Copy each line exactly. Drop every picture.

● PROVIDED MATERIAL
----

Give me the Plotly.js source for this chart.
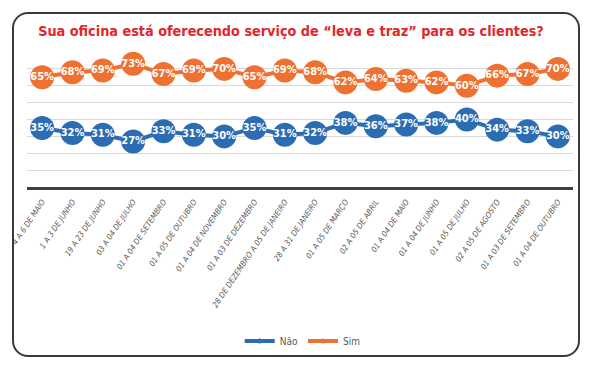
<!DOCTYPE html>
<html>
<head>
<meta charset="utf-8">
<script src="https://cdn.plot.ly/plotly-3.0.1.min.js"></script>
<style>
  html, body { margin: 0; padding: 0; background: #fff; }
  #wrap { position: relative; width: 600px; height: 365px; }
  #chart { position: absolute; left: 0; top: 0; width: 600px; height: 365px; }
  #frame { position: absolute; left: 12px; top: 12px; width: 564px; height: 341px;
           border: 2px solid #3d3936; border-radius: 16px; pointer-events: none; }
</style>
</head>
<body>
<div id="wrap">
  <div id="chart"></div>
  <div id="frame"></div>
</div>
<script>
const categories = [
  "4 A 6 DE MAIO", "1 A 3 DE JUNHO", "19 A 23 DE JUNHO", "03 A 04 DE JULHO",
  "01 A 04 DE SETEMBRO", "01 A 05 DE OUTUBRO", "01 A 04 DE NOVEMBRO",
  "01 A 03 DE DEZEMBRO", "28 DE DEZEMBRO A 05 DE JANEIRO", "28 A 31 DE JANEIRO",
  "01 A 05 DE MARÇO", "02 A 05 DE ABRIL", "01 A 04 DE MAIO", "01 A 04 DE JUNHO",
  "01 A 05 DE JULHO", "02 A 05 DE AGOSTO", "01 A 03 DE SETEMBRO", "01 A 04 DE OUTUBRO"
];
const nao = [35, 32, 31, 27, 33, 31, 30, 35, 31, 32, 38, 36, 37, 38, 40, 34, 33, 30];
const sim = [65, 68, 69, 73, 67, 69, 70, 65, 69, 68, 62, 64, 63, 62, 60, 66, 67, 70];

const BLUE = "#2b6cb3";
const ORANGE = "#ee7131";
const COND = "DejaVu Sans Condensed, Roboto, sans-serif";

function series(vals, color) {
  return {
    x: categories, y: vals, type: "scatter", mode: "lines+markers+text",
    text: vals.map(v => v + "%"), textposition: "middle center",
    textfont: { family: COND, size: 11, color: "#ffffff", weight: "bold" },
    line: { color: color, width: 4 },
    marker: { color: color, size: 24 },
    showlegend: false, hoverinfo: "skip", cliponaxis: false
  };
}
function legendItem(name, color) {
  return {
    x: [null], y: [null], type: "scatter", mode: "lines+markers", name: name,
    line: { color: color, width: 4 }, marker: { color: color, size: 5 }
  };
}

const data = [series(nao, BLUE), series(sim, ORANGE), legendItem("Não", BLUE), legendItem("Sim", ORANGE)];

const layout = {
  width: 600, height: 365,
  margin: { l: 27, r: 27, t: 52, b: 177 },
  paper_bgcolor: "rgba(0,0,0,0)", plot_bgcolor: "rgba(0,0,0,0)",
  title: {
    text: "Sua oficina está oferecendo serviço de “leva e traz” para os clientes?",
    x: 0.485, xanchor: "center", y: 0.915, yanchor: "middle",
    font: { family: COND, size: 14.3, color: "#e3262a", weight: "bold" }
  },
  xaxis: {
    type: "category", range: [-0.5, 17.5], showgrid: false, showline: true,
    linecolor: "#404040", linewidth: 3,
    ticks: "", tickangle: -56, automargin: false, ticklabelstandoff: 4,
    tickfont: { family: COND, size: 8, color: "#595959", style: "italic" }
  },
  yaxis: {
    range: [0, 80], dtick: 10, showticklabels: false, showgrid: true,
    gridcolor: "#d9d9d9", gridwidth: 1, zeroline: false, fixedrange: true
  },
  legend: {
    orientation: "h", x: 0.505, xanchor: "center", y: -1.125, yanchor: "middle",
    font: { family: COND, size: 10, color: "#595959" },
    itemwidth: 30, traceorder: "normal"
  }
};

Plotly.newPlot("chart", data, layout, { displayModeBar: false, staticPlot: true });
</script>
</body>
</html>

----

● FULL ANSWER
Give me the Plotly.js source for this chart.
<!DOCTYPE html>
<html>
<head>
<meta charset="utf-8">
<script src="https://cdn.plot.ly/plotly-3.0.1.min.js"></script>
<style>
  html, body { margin: 0; padding: 0; background: #fff; }
  #wrap { position: relative; width: 600px; height: 365px; }
  #chart { position: absolute; left: 0; top: 0; width: 600px; height: 365px; }
  #frame { position: absolute; left: 12px; top: 12px; width: 564px; height: 341px;
           border: 2px solid #3d3936; border-radius: 16px; pointer-events: none; }
</style>
</head>
<body>
<div id="wrap">
  <div id="chart"></div>
  <div id="frame"></div>
</div>
<script>
const categories = [
  "4 A 6 DE MAIO", "1 A 3 DE JUNHO", "19 A 23 DE JUNHO", "03 A 04 DE JULHO",
  "01 A 04 DE SETEMBRO", "01 A 05 DE OUTUBRO", "01 A 04 DE NOVEMBRO",
  "01 A 03 DE DEZEMBRO", "28 DE DEZEMBRO A 05 DE JANEIRO", "28 A 31 DE JANEIRO",
  "01 A 05 DE MARÇO", "02 A 05 DE ABRIL", "01 A 04 DE MAIO", "01 A 04 DE JUNHO",
  "01 A 05 DE JULHO", "02 A 05 DE AGOSTO", "01 A 03 DE SETEMBRO", "01 A 04 DE OUTUBRO"
];
const nao = [35, 32, 31, 27, 33, 31, 30, 35, 31, 32, 38, 36, 37, 38, 40, 34, 33, 30];
const sim = [65, 68, 69, 73, 67, 69, 70, 65, 69, 68, 62, 64, 63, 62, 60, 66, 67, 70];

const BLUE = "#2b6cb3";
const ORANGE = "#ee7131";
const COND = "DejaVu Sans Condensed, Roboto, sans-serif";

function series(vals, color) {
  return {
    x: categories, y: vals, type: "scatter", mode: "lines+markers+text",
    text: vals.map(v => v + "%"), textposition: "middle center",
    textfont: { family: COND, size: 11, color: "#ffffff", weight: "bold" },
    line: { color: color, width: 4 },
    marker: { color: color, size: 24 },
    showlegend: false, hoverinfo: "skip", cliponaxis: false
  };
}
function legendItem(name, color) {
  return {
    x: [null], y: [null], type: "scatter", mode: "lines+markers", name: name,
    line: { color: color, width: 4 }, marker: { color: color, size: 5 }
  };
}

const data = [series(nao, BLUE), series(sim, ORANGE), legendItem("Não", BLUE), legendItem("Sim", ORANGE)];

const layout = {
  width: 600, height: 365,
  margin: { l: 27, r: 27, t: 52, b: 177 },
  paper_bgcolor: "rgba(0,0,0,0)", plot_bgcolor: "rgba(0,0,0,0)",
  title: {
    text: "Sua oficina está oferecendo serviço de “leva e traz” para os clientes?",
    x: 0.485, xanchor: "center", y: 0.915, yanchor: "middle",
    font: { family: COND, size: 14.3, color: "#e3262a", weight: "bold" }
  },
  xaxis: {
    type: "category", range: [-0.5, 17.5], showgrid: false, showline: true,
    linecolor: "#404040", linewidth: 3,
    ticks: "", tickangle: -56, automargin: false, ticklabelstandoff: 4,
    tickfont: { family: COND, size: 8, color: "#595959", style: "italic" }
  },
  yaxis: {
    range: [0, 80], dtick: 10, showticklabels: false, showgrid: true,
    gridcolor: "#d9d9d9", gridwidth: 1, zeroline: false, fixedrange: true
  },
  legend: {
    orientation: "h", x: 0.505, xanchor: "center", y: -1.125, yanchor: "middle",
    font: { family: COND, size: 10, color: "#595959" },
    itemwidth: 30, traceorder: "normal"
  }
};

Plotly.newPlot("chart", data, layout, { displayModeBar: false, staticPlot: true });
</script>
</body>
</html>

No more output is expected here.